The cat, while less than thrilled, has the new situation under control, and even seems a bit livelier. I swear he provokes the dog, strutting across his sightline. When the dog chases him, the cat darts to the high ground, swatting as if his paw were connected to a tensile thread, until the dog finally gives up his pursuit.
The dog, an accidental addition to my life, has helped me with last year’s resolution to the extent that I am now thinking about the value of intentionally adopting a “pet” to support other efforts. I do not mean a breathing creature—necessarily—but rather, anything that holds us to task. Maybe this year, if we are setting a resolution for the year to come, we should think about what would facilitate that resolution. If I am really going to bed too early, could I skip—or more realistically, postpone—movies in bed until a couple of hours after dinner, perhaps giving myself the “pet” of a reading hour, followed by a gentle yoga hour, before I migrate bedward?

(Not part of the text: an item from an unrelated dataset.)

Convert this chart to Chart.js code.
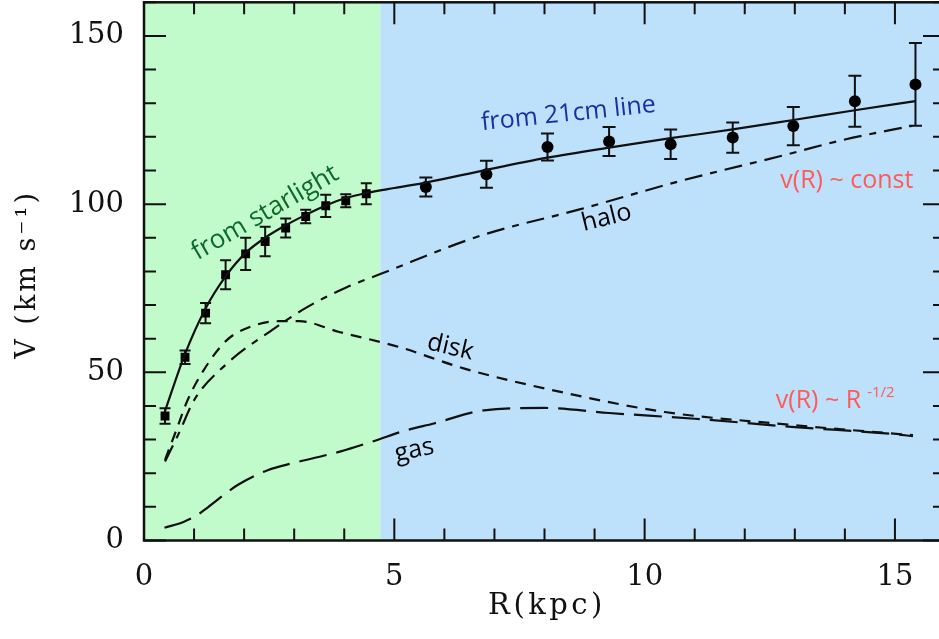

If you want to read more, would joining, or starting, a book club support your effort? If you want to learn Spanish, would scheduling a trip to Mexico spur you to study more diligently? If you want to do more yoga, would signing up for a teacher training help?
Perhaps when we close our eyes and sit in a comfortable seat for meditation, we could not only invite fewer monkeys in, closing the door on the thoughts that disrupt us, but also invite in the pet of the breath. The pet of the candle flame. The pet of a mantra. And for a few minutes, things may grow quiet enough that we can see a new pattern emerging in the warp and weft of the mind’s loom.